• WORK INSTRUCTIONS
Please count the lines below that contain the word "diagram", and reply with that number alone.
>> begin MATERIAL TO PROCESS
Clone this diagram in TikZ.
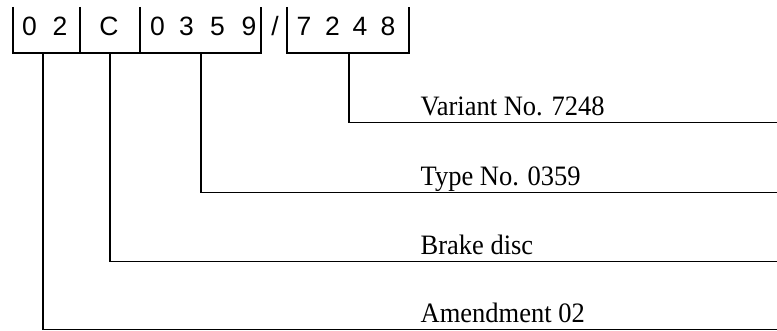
\documentclass[tikz,border=0pt]{standalone}
\usepackage{fontspec}
\setmainfont{Liberation Serif}
\newfontfamily\digfont{Liberation Sans}
\newcommand{\tallbox}[1]{\scalebox{1}[1.06]{#1}}
\begin{document}
\begin{tikzpicture}[x=1pt,y=-1pt,line width=1.3pt,
  dig/.style={inner sep=0pt,anchor=base,font=\digfont\fontsize{26.5}{30}\selectfont},
  lbl/.style={inner sep=0pt,anchor=base west,font=\fontsize{26.5}{30}\selectfont},
  conn/.style={draw=black,line width=1.3pt}]
\useasboundingbox (0,0) rectangle (777,331);
% digits
\node[dig] (a1) at (29.5,36) {0};
\node[dig] (a2) at (60,36) {2};
\node[dig] (c1) at (109,36) {C};
\node[dig] (t1) at (157.5,36) {0};
\node[dig] (t2) at (186.5,36) {3};
\node[dig] (t3) at (217.5,36) {5};
\node[dig] (t4) at (249,36) {9};
\node[dig] (sl) at (275,36) {/};
\node[dig] (v1) at (304,36) {7};
\node[dig] (v2) at (332.5,36) {2};
\node[dig] (v3) at (360,36) {4};
\node[dig] (v4) at (388,36) {8};
% brackets
\draw (13,7) -- (13,53) -- (261,53) -- (261,7);
\draw (80,7) -- (80,53);
\draw (140,7) -- (140,53);
\draw (287,7) -- (287,53) -- (409,53) -- (409,7);
% tick coordinates
\coordinate (pa) at (43,53);
\coordinate (pc) at (110,53);
\coordinate (pt) at (201,53);
\coordinate (pv) at (349,53);
\coordinate (ev) at (777,122.7);
\coordinate (et) at (777,192.3);
\coordinate (ec) at (777,261.7);
\coordinate (ea) at (777,329.5);
% labels
\node[lbl] (lv) at (420,116) {\tallbox{Variant No. 7248}};
\node[lbl] (lt) at (420,185.5) {\tallbox{Type No. 0359}};
\node[lbl] (lc) at (420,254.5) {\tallbox{Brake disc}};
\node[lbl] (la) at (420,322.5) {\tallbox{Amendment 02}};
% connectors
\draw[conn] (pv) |- (ev);
\draw[conn] (pt) |- (et);
\draw[conn] (pc) |- (ec);
\draw[conn] (pa) |- (ea);
\end{tikzpicture}
\end{document}
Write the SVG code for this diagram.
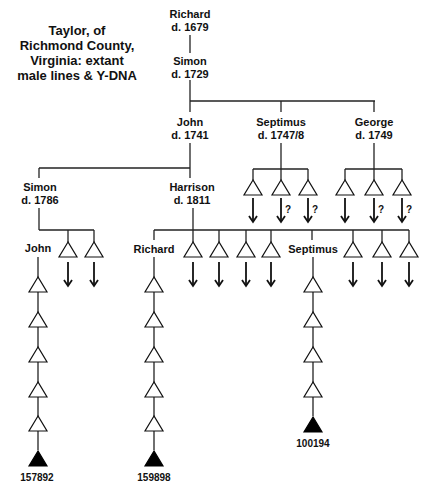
<svg xmlns="http://www.w3.org/2000/svg" xmlns:xlink="http://www.w3.org/1999/xlink" width="426" height="489" viewBox="0 0 426 489">
<style>
text{font-family:"Liberation Sans",Arial,sans-serif;font-weight:bold;fill:#111;text-anchor:middle}
.t{font-size:13px}
.n{font-size:11px}
.num{font-size:10px}
.q{font-size:10px;text-anchor:start}
.ln{stroke:#222;stroke-width:1.3;fill:none}
.tri{fill:#fff;stroke:#111;stroke-width:1.2}
.ftri{fill:#000;stroke:#000;stroke-width:1.2}
.arr{stroke:#111;stroke-width:1.8;fill:none}
</style>
<defs>
<path id="tri" d="M0,0 L-9,15 L9,15 Z"/>
<g id="arrow"><line x1="0" y1="0" x2="0" y2="24"/><polyline points="-4,18 0,24 4,18"/></g>
</defs>
<rect width="426" height="489" fill="#fff"/>
<g id="title">
<text class="t" x="77" y="35">Taylor, of</text>
<text class="t" x="77" y="50">Richmond County,</text>
<text class="t" x="77" y="65">Virginia: extant</text>
<text class="t" x="77" y="80">male lines &amp; Y-DNA</text>
</g>
<g id="connectors" class="ln">
<line x1="190" y1="35" x2="190" y2="53"/>
<line x1="190" y1="80" x2="190" y2="101"/>
<line x1="190" y1="101" x2="375" y2="101"/>
<line x1="190" y1="101" x2="190" y2="112"/>
<line x1="281" y1="101" x2="281" y2="112"/>
<line x1="374" y1="101" x2="374" y2="112"/>
<line x1="190" y1="143" x2="190" y2="178"/>
<line x1="39" y1="168" x2="190" y2="168"/>
<line x1="39" y1="168" x2="39" y2="178"/>
<line x1="281" y1="143" x2="281" y2="180"/>
<line x1="253" y1="169" x2="308" y2="169"/>
<line x1="253" y1="169" x2="253" y2="180"/>
<line x1="308" y1="169" x2="308" y2="180"/>
<line x1="374" y1="143" x2="374" y2="180"/>
<line x1="345" y1="169" x2="402" y2="169"/>
<line x1="345" y1="169" x2="345" y2="180"/>
<line x1="402" y1="169" x2="402" y2="180"/>
<line x1="39" y1="208" x2="39" y2="230"/>
<line x1="39" y1="230" x2="94" y2="230"/>
<line x1="68" y1="230" x2="68" y2="242"/>
<line x1="94" y1="230" x2="94" y2="242"/>
<line x1="193" y1="208" x2="193" y2="242"/>
<line x1="154" y1="230" x2="409" y2="230"/>
<line x1="154" y1="230" x2="154" y2="240"/>
<line x1="219" y1="230" x2="219" y2="242"/>
<line x1="246" y1="230" x2="246" y2="242"/>
<line x1="271" y1="230" x2="271" y2="242"/>
<line x1="312" y1="230" x2="312" y2="240"/>
<line x1="353" y1="230" x2="353" y2="242"/>
<line x1="382" y1="230" x2="382" y2="242"/>
<line x1="409" y1="230" x2="409" y2="242"/>
<line x1="38" y1="257" x2="38" y2="450"/>
<line x1="154" y1="257" x2="154" y2="450"/>
<line x1="313" y1="257" x2="313" y2="416"/>
</g>
<g id="p_richard1679"><text class="n" x="190" y="18">Richard</text><text class="n" x="190" y="31">d. 1679</text></g>
<g id="p_simon1729"><text class="n" x="190" y="65">Simon</text><text class="n" x="190" y="78">d. 1729</text></g>
<g id="p_john1741"><text class="n" x="190" y="126">John</text><text class="n" x="190" y="139">d. 1741</text></g>
<g id="p_septimus1747"><text class="n" x="281" y="126">Septimus</text><text class="n" x="281" y="139">d. 1747/8</text></g>
<g id="p_george1749"><text class="n" x="374" y="126">George</text><text class="n" x="374" y="139">d. 1749</text></g>
<g id="p_simon1786"><text class="n" x="40" y="191">Simon</text><text class="n" x="40" y="204">d. 1786</text></g>
<g id="p_harrison1811"><text class="n" x="192" y="191">Harrison</text><text class="n" x="192" y="204">d. 1811</text></g>
<g id="p_john"><text class="n" x="38" y="252">John</text></g>
<g id="p_richard"><text class="n" x="154" y="253">Richard</text></g>
<g id="p_septimus"><text class="n" x="313" y="253">Septimus</text></g>
<g id="sons_septimus1747">
<use xlink:href="#tri" class="tri" x="253" y="180"/><use xlink:href="#tri" class="tri" x="281" y="180"/><use xlink:href="#tri" class="tri" x="308" y="180"/>
<use xlink:href="#arrow" class="arr" x="253" y="198"/><use xlink:href="#arrow" class="arr" x="281" y="198"/><use xlink:href="#arrow" class="arr" x="308" y="198"/>
<text class="q" x="285" y="213">?</text><text class="q" x="312" y="213">?</text>
</g>
<g id="sons_george1749">
<use xlink:href="#tri" class="tri" x="345" y="180"/><use xlink:href="#tri" class="tri" x="374" y="180"/><use xlink:href="#tri" class="tri" x="402" y="180"/>
<use xlink:href="#arrow" class="arr" x="345" y="198"/><use xlink:href="#arrow" class="arr" x="374" y="198"/><use xlink:href="#arrow" class="arr" x="402" y="198"/>
<text class="q" x="378" y="213">?</text><text class="q" x="406" y="213">?</text>
</g>
<g id="sons_simon1786">
<use xlink:href="#tri" class="tri" x="68" y="242"/><use xlink:href="#tri" class="tri" x="94" y="242"/>
<use xlink:href="#arrow" class="arr" x="68" y="262"/><use xlink:href="#arrow" class="arr" x="94" y="262"/>
</g>
<g id="sons_harrison1811">
<use xlink:href="#tri" class="tri" x="193" y="242"/><use xlink:href="#tri" class="tri" x="219" y="242"/><use xlink:href="#tri" class="tri" x="246" y="242"/><use xlink:href="#tri" class="tri" x="271" y="242"/>
<use xlink:href="#tri" class="tri" x="353" y="242"/><use xlink:href="#tri" class="tri" x="382" y="242"/><use xlink:href="#tri" class="tri" x="409" y="242"/>
<use xlink:href="#arrow" class="arr" x="193" y="262"/><use xlink:href="#arrow" class="arr" x="219" y="262"/><use xlink:href="#arrow" class="arr" x="246" y="262"/><use xlink:href="#arrow" class="arr" x="271" y="262"/>
<use xlink:href="#arrow" class="arr" x="353" y="262"/><use xlink:href="#arrow" class="arr" x="382" y="262"/><use xlink:href="#arrow" class="arr" x="409" y="262"/>
</g>
<g id="line_john">
<use xlink:href="#tri" class="tri" x="38" y="277"/><use xlink:href="#tri" class="tri" x="38" y="312"/><use xlink:href="#tri" class="tri" x="38" y="347"/><use xlink:href="#tri" class="tri" x="38" y="382"/><use xlink:href="#tri" class="tri" x="38" y="416"/>
<use xlink:href="#tri" class="ftri" x="38" y="451"/>
<text class="num" x="37" y="481">157892</text>
</g>
<g id="line_richard">
<use xlink:href="#tri" class="tri" x="154" y="277"/><use xlink:href="#tri" class="tri" x="154" y="312"/><use xlink:href="#tri" class="tri" x="154" y="347"/><use xlink:href="#tri" class="tri" x="154" y="382"/><use xlink:href="#tri" class="tri" x="154" y="416"/>
<use xlink:href="#tri" class="ftri" x="154" y="451"/>
<text class="num" x="154" y="481">159898</text>
</g>
<g id="line_septimus">
<use xlink:href="#tri" class="tri" x="313" y="277"/><use xlink:href="#tri" class="tri" x="313" y="312"/><use xlink:href="#tri" class="tri" x="313" y="347"/><use xlink:href="#tri" class="tri" x="313" y="382"/>
<use xlink:href="#tri" class="ftri" x="313" y="417"/>
<text class="num" x="313" y="447">100194</text>
</g>
</svg>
>> end MATERIAL TO PROCESS
• RESULT OF THIS TASK
2